Em relação à segunda parte da pergunta, poucos são os angolanos que usam os blogues como armas de contestação de forma directa. Normalmente os que o fazem são residentes fora do país. Outros fazem-no com a utilização de recursos da intertextualidade. Tudo “debaixo dos caracóis entre os cabelos”. E usam-se parábolas e contestam-se situações que ocorrem noutros países ou atribuem ideias a “entidades amorfas”, como diz Max Gehringer. Muitas vezes isso exige um leitor mais atento ou seja um degustador de bebidas para perceber se o cálice está com vinho tinto ou alguma bebida amarga.

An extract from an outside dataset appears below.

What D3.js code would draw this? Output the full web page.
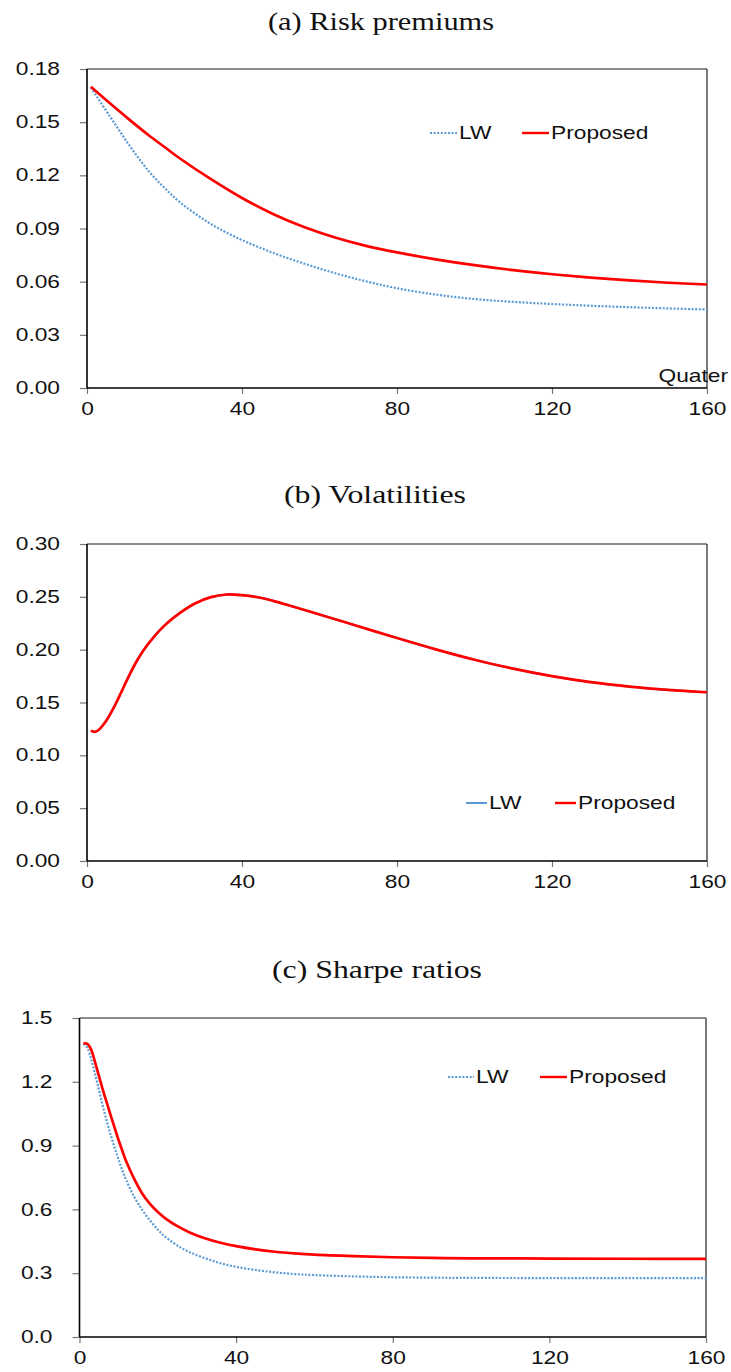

Que perspectiva tem desta Angola em movimento?

Só sei de que o país vai aprovar uma constituição de sistema presidencialista parlamentar. Não sei se isso é bom ou não. Seja como for, se tivéssemos a cultura de mudanças, se os novos quadros e os jovens tivessem a oportunidade de substituir os mais velhos, acredito que teríamos em pouco um país com muitas orquestras ao invés de estarmos sempre a escutar a mesma nota musical rubro-negra, “uma vez ministro, ministro até morrer; mesmo depois da morte, ministro eu sempre hei-de ser.” Se o país apostasse mais na educação como prioridade em vez de obras faraónicas, talvez em pouco tempo, saíssemos do fosso em que nos encontramos. Não há como mudar o país com pessoas de hoje e com a mentalidade de ontem.

Qual foi para si o momento mais marcante dos últimos 10 anos em Angola?

O momento mais marcante ocorreu este neste ano de 2009 quando se anunciou a criação de seis universidades públicas que se juntarão à única existente para totalizar sete.